Nice pics and a reminder of a great rally.

Chris


----------



## Telbell (May 1, 2005)

Hells Bells!...........You must be a fast swimmer-taking a shot of the rear of the Ferry then hammering off after it!! :lol:

,,,,or did you catch the next one out??


----------



## klubnomad (Mar 6, 2006)

shortcircuit said:


> Is there any way to skip pages and photos of the camp sites you were on?


Sorry, I forgot to add the forward / rewind buttons to the show. I will add them later

Dave

656


----------



## geraldandannie (Jun 4, 2006)

:roll: Flash version 7 not good enough for you, eh Dave?
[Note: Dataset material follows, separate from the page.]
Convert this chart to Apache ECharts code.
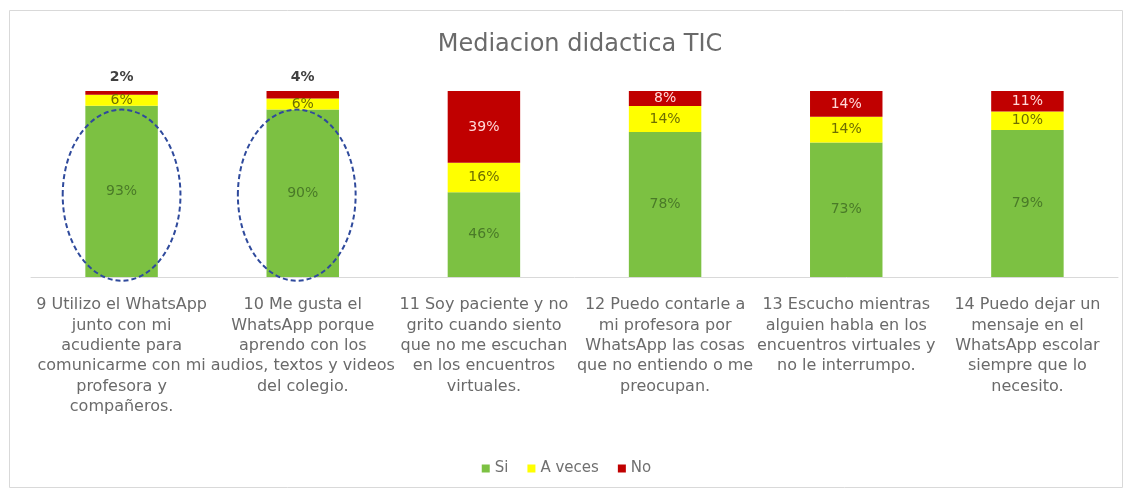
<!DOCTYPE html>
<html>
<head>
<meta charset="utf-8">
<script src="https://cdn.jsdelivr.net/npm/echarts@6/dist/echarts.min.js"></script>
<style>
html,body{margin:0;padding:0;background:#fff;}
#c{width:1133px;height:495px;}
</style>
</head>
<body>
<div id="c"></div>
<script>
const categories = [
  "9 Utilizo el WhatsApp\njunto con mi\nacudiente para\ncomunicarme con mi\nprofesora y\ncompañeros.",
  "10 Me gusta el\nWhatsApp porque\naprendo con los\naudios, textos y videos\ndel colegio.",
  "11 Soy paciente y no\ngrito cuando siento\nque no me escuchan\nen los encuentros\nvirtuales.",
  "12 Puedo contarle a\nmi profesora por\nWhatsApp las cosas\nque no entiendo o me\npreocupan.",
  "13 Escucho mientras\nalguien habla en los\nencuentros virtuales y\nno le interrumpo.",
  "14 Puedo dejar un\nmensaje en el\nWhatsApp escolar\nsiempre que lo\nnecesito."
];
const si = [93, 90, 46, 78, 73, 79];
const aVeces = [6, 6, 16, 14, 14, 10];
const no = [2, 4, 39, 8, 14, 11];
const seriesNames = ["Si", "A veces", "No"];
const highlighted = [0, 1];

const FONT = "'DejaVu Sans', Verdana, sans-serif";
const raw = [si, aVeces, no];
const totals = si.map((v, i) => si[i] + aVeces[i] + no[i]);
const colors = ["#7CC142", "#FFFF00", "#C00000"];
const labelColors = ["#4a7a28", "#6e6e00", "#ffd8d8"];

const chart = echarts.init(document.getElementById('c'), null, {renderer: 'canvas'});

const series = raw.map((arr, s) => ({
  name: seriesNames[s],
  type: 'bar',
  stack: 'total',
  barWidth: '40%',
  itemStyle: {color: colors[s]},
  data: arr.map((v, i) => {
    const d = {value: v / totals[i] * 100, raw: v};
    if (s === 2 && v < 5) {
      d.label = {position: 'top', color: '#404040', fontWeight: 'bold', distance: 7};
    }
    return d;
  }),
  label: {
    show: true,
    position: 'inside',
    fontFamily: FONT,
    fontSize: 14,
    color: labelColors[s],
    formatter: p => p.data.raw + '%'
  }
}));

chart.setOption({
  animation: false,
  textStyle: {fontFamily: FONT},
  title: {
    text: 'Mediacion didactica TIC',
    left: 575,
    textAlign: 'center',
    top: 28,
    textStyle: {fontFamily: FONT, fontSize: 24, fontWeight: 'normal', color: '#6a6a6a'}
  },
  legend: {
    data: seriesNames,
    left: 'center',
    top: 456,
    icon: 'rect',
    itemWidth: 8,
    itemHeight: 8,
    itemGap: 19,
    textStyle: {fontFamily: FONT, fontSize: 15, color: '#707070'}
  },
  grid: {left: 31, right: 15, top: 91, bottom: 218, containLabel: false},
  xAxis: {
    type: 'category',
    data: categories,
    axisLine: {lineStyle: {color: '#d9d9d9'}},
    axisTick: {show: false},
    axisLabel: {
      interval: 0,
      color: '#6a6a6a',
      fontFamily: FONT,
      fontSize: 16,
      lineHeight: 20.3,
      margin: 18,
      align: 'center'
    }
  },
  yAxis: {type: 'value', min: 0, max: 100, show: false, splitLine: {show: false}},
  series: series
});

// annotation ellipses and outer frame
const p0 = chart.convertToPixel({gridIndex: 0}, [0, 0]);
const p1 = chart.convertToPixel({gridIndex: 0}, [1, 0]);
const catW = p1[0] - p0[0];
const graphics = [{
  type: 'rect',
  shape: {x: 9.5, y: 10.5, width: 1113, height: 477},
  style: {fill: 'none', stroke: '#d9d9d9', lineWidth: 1},
  silent: true
}];
highlighted.forEach(i => {
  const top = chart.convertToPixel({gridIndex: 0}, [i, 90]);
  const bot = chart.convertToPixel({gridIndex: 0}, [i, -2]);
  graphics.push({
    type: 'ellipse',
    shape: {cx: top[0] - 6 * i, cy: (top[1] + bot[1]) / 2, rx: catW * 0.325, ry: (bot[1] - top[1]) / 2},
    style: {fill: 'none', stroke: '#2f4a9c', lineWidth: 2, lineDash: [5, 3]},
    z: 10,
    silent: true
  });
});
chart.setOption({graphic: graphics});
</script>
</body>
</html>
I suppose it's about time I upgarded the schools anyway. Thanks for the reminder. I'll check back when I've upgraded.

Gerald


----------



## 88927 (May 10, 2005)

Thanks for sharing those wonderful pictures with us Dave, wish we could have been with you all......
I could have sat for another 8 minutes watching that fabulous album, thanks again matey :lol: 

Keith


----------



## CatherineandSteve (Dec 20, 2005)

Nice pics Dave, how do you do that !
Anyway how come Ed is not wearing the QUO shirt :lol: :lol: :lol: 

cheers see you at Binton

Steve


----------